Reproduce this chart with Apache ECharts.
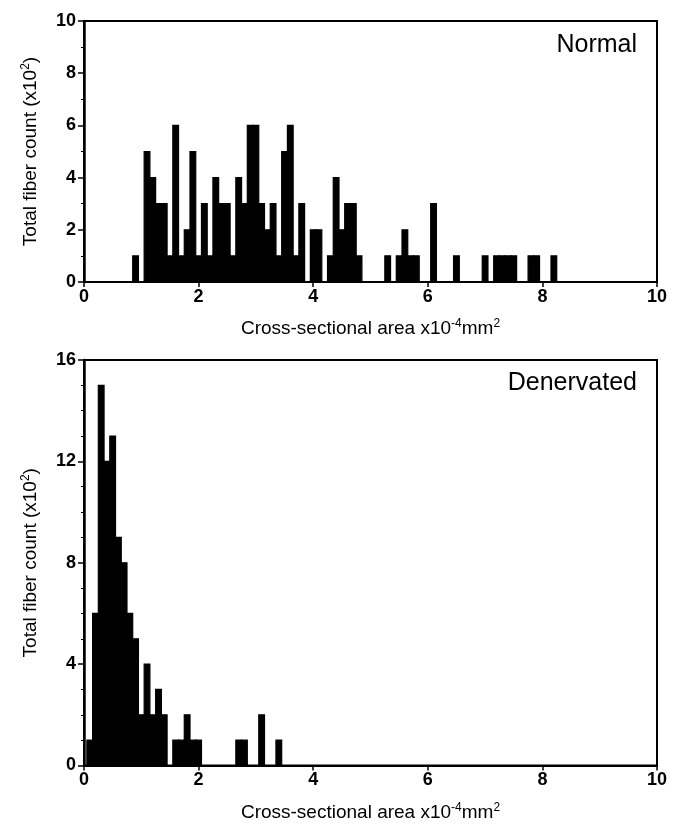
<!DOCTYPE html>
<html>
<head>
<meta charset="utf-8">
<script src="https://cdn.jsdelivr.net/npm/echarts@6/dist/echarts.min.js"></script>
<style>
  html, body { margin: 0; padding: 0; background: #fff; }
  #chart { width: 679px; height: 827px; }
</style>
</head>
<body>
<div id="chart"></div>
<script>
// --- data (bin width 0.1, bins given by centre) ---
const binWidth = 0.1;

// Normal: bins centred 0.9 ... 8.2
const normalFirstBin = 0.9;
const normalCounts = [
  1, 0, 5, 4, 3, 3, 1, 6, 1, 2,   // 0.9 - 1.8
  5, 1, 3, 1, 4, 3, 3, 1, 4, 3,   // 1.9 - 2.8
  6, 6, 3, 2, 3, 1, 5, 6, 1, 3,   // 2.9 - 3.8
  0, 2, 2, 0, 1, 4, 2, 3, 3, 1,   // 3.9 - 4.8
  0, 0, 0, 0, 1, 0, 1, 2, 1, 1,   // 4.9 - 5.8
  0, 0, 3, 0, 0, 0, 1, 0, 0, 0,   // 5.9 - 6.8
  0, 1, 0, 1, 1, 1, 1, 0, 0, 1,   // 6.9 - 7.8
  1, 0, 0, 1                      // 7.9 - 8.2
];

// Denervated: bins centred 0.1 ... 3.4
const denervFirstBin = 0.1;
const denervCounts = [
  1, 6, 15, 12, 13, 9, 8, 6, 5, 2,  // 0.1 - 1.0
  4, 2, 3, 2, 0, 1, 1, 2, 1, 1,     // 1.1 - 2.0
  0, 0, 0, 0, 0, 0, 1, 1, 0, 0,     // 2.1 - 3.0
  2, 0, 0, 1                        // 3.1 - 3.4
];

const xName = '{a|Cross-sectional area x10}{s|-4}{a|mm}{s|2}';
const yName = '{a|Total fiber count (x10}{s|2}{a|)}';

// only the non-empty bins become rectangles
function toBins(first, counts) {
  const out = [];
  counts.forEach((n, i) => {
    if (n > 0) out.push([+(first + i * binWidth).toFixed(2), n]);
  });
  return out;
}

const FONT = 'Liberation Sans, Arial, Helvetica, sans-serif';
const nameRich = {
  a: { fontFamily: FONT, fontSize: 19, color: '#000' },
  s: { fontFamily: FONT, fontSize: 12, color: '#000', padding: [0, 0, 10, 0] }
};

function xAxisFor(gridIndex) {
  return {
    gridIndex: gridIndex,
    type: 'value',
    min: 0, max: 10, interval: 2,
    name: xName,
    nameLocation: 'middle',
    nameGap: 36,
    nameTextStyle: { rich: nameRich },
    axisLine: { lineStyle: { color: '#000', width: 2 } },
    axisTick: { length: 5, lineStyle: { color: '#000', width: 1.5 } },
    axisLabel: { color: '#000', fontFamily: FONT, fontWeight: 'bold', fontSize: 18, margin: 6 },
    splitLine: { show: false }
  };
}

function yAxisFor(gridIndex, max, interval, minorSplit) {
  return {
    gridIndex: gridIndex,
    type: 'value',
    min: 0, max: max, interval: interval,
    name: yName,
    nameLocation: 'middle',
    nameGap: 42,
    nameRotate: 90,
    nameTextStyle: { rich: nameRich },
    axisLine: { show: true, lineStyle: { color: '#000', width: 2.5 } },
    axisTick: { length: 6, lineStyle: { color: '#000', width: 1.5 } },
    minorTick: { show: true, splitNumber: minorSplit, length: 3, lineStyle: { color: '#000', width: 1 } },
    axisLabel: { color: '#000', fontFamily: FONT, fontWeight: 'bold', fontSize: 18, margin: 8 },
    splitLine: { show: false }
  };
}

function histSeries(idx, data) {
  return {
    type: 'custom',
    xAxisIndex: idx,
    yAxisIndex: idx,
    renderItem: function (params, api) {
      const c = api.value(0);
      const n = api.value(1);
      const p0 = api.coord([c - binWidth / 2, n]);
      const p1 = api.coord([c + binWidth / 2, 0]);
      return {
        type: 'rect',
        shape: { x: p0[0], y: p0[1], width: p1[0] - p0[0], height: p1[1] - p0[1] },
        style: { fill: '#000', stroke: '#000', lineWidth: 1.2 }
      };
    },
    encode: { x: 0, y: 1 },
    data: data
  };
}

const chart = echarts.init(document.getElementById('chart'));
chart.setOption({
  animation: false,
  backgroundColor: '#fff',
  title: [
    { text: 'Normal', right: 37, top: 28,
      textStyle: { fontFamily: FONT, fontWeight: 'normal', fontSize: 25, color: '#000' } },
    { text: 'Denervated', right: 37, top: 366,
      textStyle: { fontFamily: FONT, fontWeight: 'normal', fontSize: 25, color: '#000' } }
  ],
  grid: [
    { left: 84, top: 21, width: 573, height: 261, show: true, borderColor: '#000', borderWidth: 2, backgroundColor: 'transparent' },
    { left: 84, top: 360, width: 573, height: 416, show: true, borderColor: '#000', borderWidth: 2, backgroundColor: 'transparent' }
  ],
  xAxis: [xAxisFor(0), xAxisFor(1)],
  yAxis: [yAxisFor(0, 10, 2, 2), yAxisFor(1, 16, 4, 4)],
  series: [
    histSeries(0, toBins(normalFirstBin, normalCounts)),
    histSeries(1, toBins(denervFirstBin, denervCounts))
  ]
});
</script>
</body>
</html>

------------------------------------------------

▶ PROMPT
Reproduce all of the material above word for word. Omit the pictures.

▶ TASK OUTPUT
Reproduce this chart with Apache ECharts.
<!DOCTYPE html>
<html>
<head>
<meta charset="utf-8">
<script src="https://cdn.jsdelivr.net/npm/echarts@6/dist/echarts.min.js"></script>
<style>
  html, body { margin: 0; padding: 0; background: #fff; }
  #chart { width: 679px; height: 827px; }
</style>
</head>
<body>
<div id="chart"></div>
<script>
// --- data (bin width 0.1, bins given by centre) ---
const binWidth = 0.1;

// Normal: bins centred 0.9 ... 8.2
const normalFirstBin = 0.9;
const normalCounts = [
  1, 0, 5, 4, 3, 3, 1, 6, 1, 2,   // 0.9 - 1.8
  5, 1, 3, 1, 4, 3, 3, 1, 4, 3,   // 1.9 - 2.8
  6, 6, 3, 2, 3, 1, 5, 6, 1, 3,   // 2.9 - 3.8
  0, 2, 2, 0, 1, 4, 2, 3, 3, 1,   // 3.9 - 4.8
  0, 0, 0, 0, 1, 0, 1, 2, 1, 1,   // 4.9 - 5.8
  0, 0, 3, 0, 0, 0, 1, 0, 0, 0,   // 5.9 - 6.8
  0, 1, 0, 1, 1, 1, 1, 0, 0, 1,   // 6.9 - 7.8
  1, 0, 0, 1                      // 7.9 - 8.2
];

// Denervated: bins centred 0.1 ... 3.4
const denervFirstBin = 0.1;
const denervCounts = [
  1, 6, 15, 12, 13, 9, 8, 6, 5, 2,  // 0.1 - 1.0
  4, 2, 3, 2, 0, 1, 1, 2, 1, 1,     // 1.1 - 2.0
  0, 0, 0, 0, 0, 0, 1, 1, 0, 0,     // 2.1 - 3.0
  2, 0, 0, 1                        // 3.1 - 3.4
];

const xName = '{a|Cross-sectional area x10}{s|-4}{a|mm}{s|2}';
const yName = '{a|Total fiber count (x10}{s|2}{a|)}';

// only the non-empty bins become rectangles
function toBins(first, counts) {
  const out = [];
  counts.forEach((n, i) => {
    if (n > 0) out.push([+(first + i * binWidth).toFixed(2), n]);
  });
  return out;
}

const FONT = 'Liberation Sans, Arial, Helvetica, sans-serif';
const nameRich = {
  a: { fontFamily: FONT, fontSize: 19, color: '#000' },
  s: { fontFamily: FONT, fontSize: 12, color: '#000', padding: [0, 0, 10, 0] }
};

function xAxisFor(gridIndex) {
  return {
    gridIndex: gridIndex,
    type: 'value',
    min: 0, max: 10, interval: 2,
    name: xName,
    nameLocation: 'middle',
    nameGap: 36,
    nameTextStyle: { rich: nameRich },
    axisLine: { lineStyle: { color: '#000', width: 2 } },
    axisTick: { length: 5, lineStyle: { color: '#000', width: 1.5 } },
    axisLabel: { color: '#000', fontFamily: FONT, fontWeight: 'bold', fontSize: 18, margin: 6 },
    splitLine: { show: false }
  };
}

function yAxisFor(gridIndex, max, interval, minorSplit) {
  return {
    gridIndex: gridIndex,
    type: 'value',
    min: 0, max: max, interval: interval,
    name: yName,
    nameLocation: 'middle',
    nameGap: 42,
    nameRotate: 90,
    nameTextStyle: { rich: nameRich },
    axisLine: { show: true, lineStyle: { color: '#000', width: 2.5 } },
    axisTick: { length: 6, lineStyle: { color: '#000', width: 1.5 } },
    minorTick: { show: true, splitNumber: minorSplit, length: 3, lineStyle: { color: '#000', width: 1 } },
    axisLabel: { color: '#000', fontFamily: FONT, fontWeight: 'bold', fontSize: 18, margin: 8 },
    splitLine: { show: false }
  };
}

function histSeries(idx, data) {
  return {
    type: 'custom',
    xAxisIndex: idx,
    yAxisIndex: idx,
    renderItem: function (params, api) {
      const c = api.value(0);
      const n = api.value(1);
      const p0 = api.coord([c - binWidth / 2, n]);
      const p1 = api.coord([c + binWidth / 2, 0]);
      return {
        type: 'rect',
        shape: { x: p0[0], y: p0[1], width: p1[0] - p0[0], height: p1[1] - p0[1] },
        style: { fill: '#000', stroke: '#000', lineWidth: 1.2 }
      };
    },
    encode: { x: 0, y: 1 },
    data: data
  };
}

const chart = echarts.init(document.getElementById('chart'));
chart.setOption({
  animation: false,
  backgroundColor: '#fff',
  title: [
    { text: 'Normal', right: 37, top: 28,
      textStyle: { fontFamily: FONT, fontWeight: 'normal', fontSize: 25, color: '#000' } },
    { text: 'Denervated', right: 37, top: 366,
      textStyle: { fontFamily: FONT, fontWeight: 'normal', fontSize: 25, color: '#000' } }
  ],
  grid: [
    { left: 84, top: 21, width: 573, height: 261, show: true, borderColor: '#000', borderWidth: 2, backgroundColor: 'transparent' },
    { left: 84, top: 360, width: 573, height: 416, show: true, borderColor: '#000', borderWidth: 2, backgroundColor: 'transparent' }
  ],
  xAxis: [xAxisFor(0), xAxisFor(1)],
  yAxis: [yAxisFor(0, 10, 2, 2), yAxisFor(1, 16, 4, 4)],
  series: [
    histSeries(0, toBins(normalFirstBin, normalCounts)),
    histSeries(1, toBins(denervFirstBin, denervCounts))
  ]
});
</script>
</body>
</html>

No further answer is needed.